Sur votre dernier album se trouve un cliché du stade Bauer, comment vous positionnez-vous quant au projet de déménagement ?

C’est clair que pour rien au monde on ne veut partir. Le Red Star, c’est Bauer depuis 1909, point barre ! Il existe une forte mobilisation en ce sens. Les gars du collectif ont réalisé un énorme travail et espérons que les dirigeants, qui vantent toujours le côté populaire et l’atmosphère unique des travées de Bauer, ne vont pas détruire ce stade et avec lui l’âme du club. Pour la pochette, dans le genre classique, nous recherchions un visuel noir et blanc, à l’anglaise, donc notre bon vieux stade Bauer s’y prêtait bien. C’est aussi évidemment un hommage : sur le rond central, tu peux observer le début de démolition du toit centenaire d’une des tribunes.

Quelle serait la bande son idéale pour aller voir un match ?

Houla, ça serait bien long… Dorris Day, Que Sera sera.

Quel fut votre meilleur souvenir au stade ? Le pire ?

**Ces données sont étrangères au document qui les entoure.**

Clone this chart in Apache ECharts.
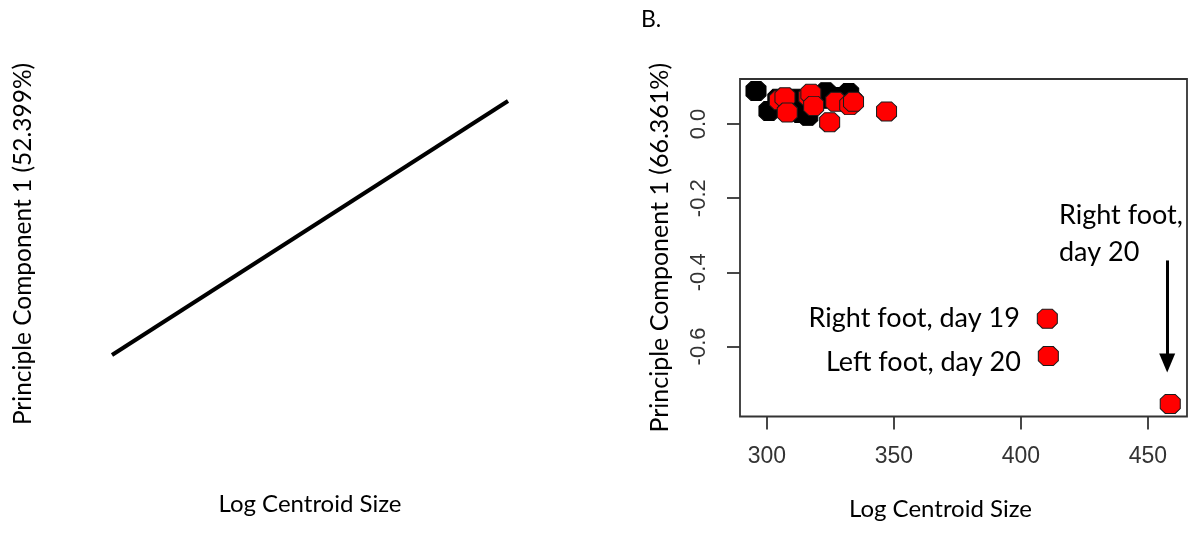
<!DOCTYPE html>
<html>
<head>
<meta charset="utf-8">
<script src="https://cdn.jsdelivr.net/npm/echarts@6/dist/echarts.min.js"></script>
<style>html,body{margin:0;padding:0;background:#fff;}#c{width:1196px;height:535px;}</style>
</head>
<body>
<div id="c"></div>
<script>
// ---- Panel A (left): fitted line only, no scale shown ----
const leftLineX = [0, 1];
const leftLineY = [0, 1];
const leftXTitle = 'Log Centroid Size';
const leftYTitle = 'Principle Component 1 (52.399%)';

// ---- Panel B (right): scatter ----
const panelLabel = 'B.';
const xTicks = [300, 350, 400, 450];
const yTicks = [0, -0.2, -0.4, -0.6];
const rightXTitle = 'Log Centroid Size';
const rightYTitle = 'Principle Component 1 (66.361%)';

// black group
const blackX = [295.7, 300.8, 304.3, 311.0, 313.0, 316.1, 321.6, 323.2, 326.7, 332.2, 333.4, 309.0, 318.4];
const blackY = [0.089, 0.035, 0.068, 0.068, 0.030, 0.022, 0.068, 0.086, 0.073, 0.084, 0.065, 0.038, 0.057];
// red group
const redX = [304.9, 307.1, 308.0, 316.5, 317.3, 318.4, 327.1, 332.6, 334.1, 324.7, 347.1, 410.4, 410.8, 458.8];
const redY = [0.064, 0.072, 0.031, 0.074, 0.082, 0.049, 0.060, 0.051, 0.060, 0.005, 0.034, -0.525, -0.626, -0.755];
// labels attached to red points (index -> text)
const redLabels = {11: 'Right foot, day 19', 12: 'Left foot, day 20'};
// callout text for the outlier and its arrow (data units)
const calloutText = ['Right foot,', 'day 20'];
const calloutAnchor = [415.0, -0.197];
const arrowFrom = [457.6, -0.368];
const arrowTo = [457.6, -0.645];

const octagon = 'path://M25,0 L75,0 L100,25 L100,75 L75,100 L25,100 L0,75 L0,25 Z';
const tickFont = 'Liberation Sans';
const textFont = 'Lato';

const chart = echarts.init(document.getElementById('c'), null, {renderer: 'canvas'});

const redData = redX.map((x, i) => {
  const item = {value: [x, redY[i]]};
  if (redLabels[i]) {
    item.label = {
      show: true, formatter: redLabels[i], position: 'left', distance: 17,
      fontFamily: textFont, fontSize: 27, color: '#000',
      offset: [0, i === 12 ? 6 : 0]
    };
  }
  return item;
});

const option = {
  animation: false,
  backgroundColor: '#ffffff',
  title: {
    text: panelLabel, left: 641, top: 8, padding: 0,
    textStyle: {fontFamily: textFont, fontSize: 23, fontWeight: 'normal', color: '#000'}
  },
  grid: [
    {left: 112, top: 63, width: 396, height: 362, show: false},
    {left: 740, top: 79, width: 447, height: 337.5, show: true,
     borderColor: '#333', borderWidth: 1.8, backgroundColor: 'transparent'}
  ],
  xAxis: [
    {
      gridIndex: 0, type: 'value', min: 0, max: 1,
      axisLine: {show: false, onZero: false}, axisTick: {show: false}, axisLabel: {show: false}, splitLine: {show: false},
      name: leftXTitle, nameLocation: 'middle', nameGap: 67,
      nameTextStyle: {fontFamily: textFont, fontSize: 24, color: '#000'}
    },
    {
      gridIndex: 1, type: 'value', min: 289.4, max: 465.4,
      axisLine: {show: false, onZero: false},
      axisTick: {show: true, length: 13, customValues: xTicks, lineStyle: {color: '#333', width: 1.8}},
      axisLabel: {show: true, customValues: xTicks, margin: 29, fontFamily: tickFont, fontSize: 23, color: '#333'},
      splitLine: {show: false},
      name: rightXTitle, nameLocation: 'middle', nameGap: 81,
      nameTextStyle: {fontFamily: textFont, fontSize: 24, color: '#000', padding: [0, 46, 0, 0]}
    }
  ],
  yAxis: [
    {
      gridIndex: 0, type: 'value', min: -0.2756, max: 1.1496,
      axisLine: {show: false, onZero: false}, axisTick: {show: false}, axisLabel: {show: false}, splitLine: {show: false},
      name: leftYTitle, nameLocation: 'middle', nameGap: 76,
      nameTextStyle: {fontFamily: textFont, fontSize: 24.5, color: '#000'}
    },
    {
      gridIndex: 1, type: 'value', min: -0.789, max: 0.1215,
      axisLine: {show: false, onZero: false},
      axisTick: {show: true, length: 13, customValues: yTicks, lineStyle: {color: '#333', width: 1.8}},
      axisLabel: {show: true, customValues: yTicks, rotate: 90, margin: 30,
        formatter: v => v.toFixed(1), fontFamily: tickFont, fontSize: 22, color: '#333'},
      splitLine: {show: false},
      name: rightYTitle, nameLocation: 'middle', nameGap: 68,
      nameTextStyle: {fontFamily: textFont, fontSize: 25, color: '#000'}
    }
  ],
  series: [
    {
      name: 'Panel A line', type: 'line', xAxisIndex: 0, yAxisIndex: 0,
      data: leftLineX.map((x, i) => [x, leftLineY[i]]),
      showSymbol: false, symbol: 'none',
      lineStyle: {color: '#000', width: 4}
    },
    {
      name: 'Black group', type: 'scatter', xAxisIndex: 1, yAxisIndex: 1,
      data: blackX.map((x, i) => [x, blackY[i]]),
      symbol: octagon, symbolSize: [20, 19],
      itemStyle: {color: '#000', borderColor: '#000', borderWidth: 1, opacity: 1}
    },
    {
      name: 'Red group', type: 'scatter', xAxisIndex: 1, yAxisIndex: 1,
      data: redData,
      symbol: octagon, symbolSize: [20, 19],
      itemStyle: {color: '#ff0000', borderColor: '#1a1a1a', borderWidth: 1, opacity: 1},
      markLine: {
        silent: true, animation: false,
        symbol: ['none', 'triangle'], symbolSize: [16, 19],
        label: {show: false},
        lineStyle: {color: '#000', width: 3, type: 'solid'},
        data: [[{coord: arrowFrom}, {coord: arrowTo}]]
      },
      markPoint: {
        silent: true, animation: false,
        data: [{
          coord: calloutAnchor, symbol: 'circle', symbolSize: 0,
          itemStyle: {color: 'transparent'},
          label: {
            show: true, position: 'inside', align: 'left', verticalAlign: 'top',
            formatter: calloutText.join('\n'), lineHeight: 37,
            fontFamily: textFont, fontSize: 27, color: '#000', opacity: 1
          }
        }]
      }
    }
  ]
};
chart.setOption(option);
</script>
</body>
</html>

Je ne sais pas trop. Les montées en CFA, puis en national, la rencontre avec mes deux complices Jo et Pancho, les déplacements en RER le dimanche et les petites villes de province. Il s’agit surtout d’un feeling. Je retrouve encore la même excitation qu’il y a 20 ans quand je vais au stade… Le pire : quand nous nous sommes fait arrêter par la BAC à Villemomble, les 70 heures de GAV, les procès et l’interdiction de stade…

Dernier mot ?

Notre tribune est antiraciste, c’est notre ADN. Pas besoin d’éléments extérieurs pour le revendiquer à notre place. Un grand « Mes Respects » à tous les Red Star Fans et au 8°6 Crew.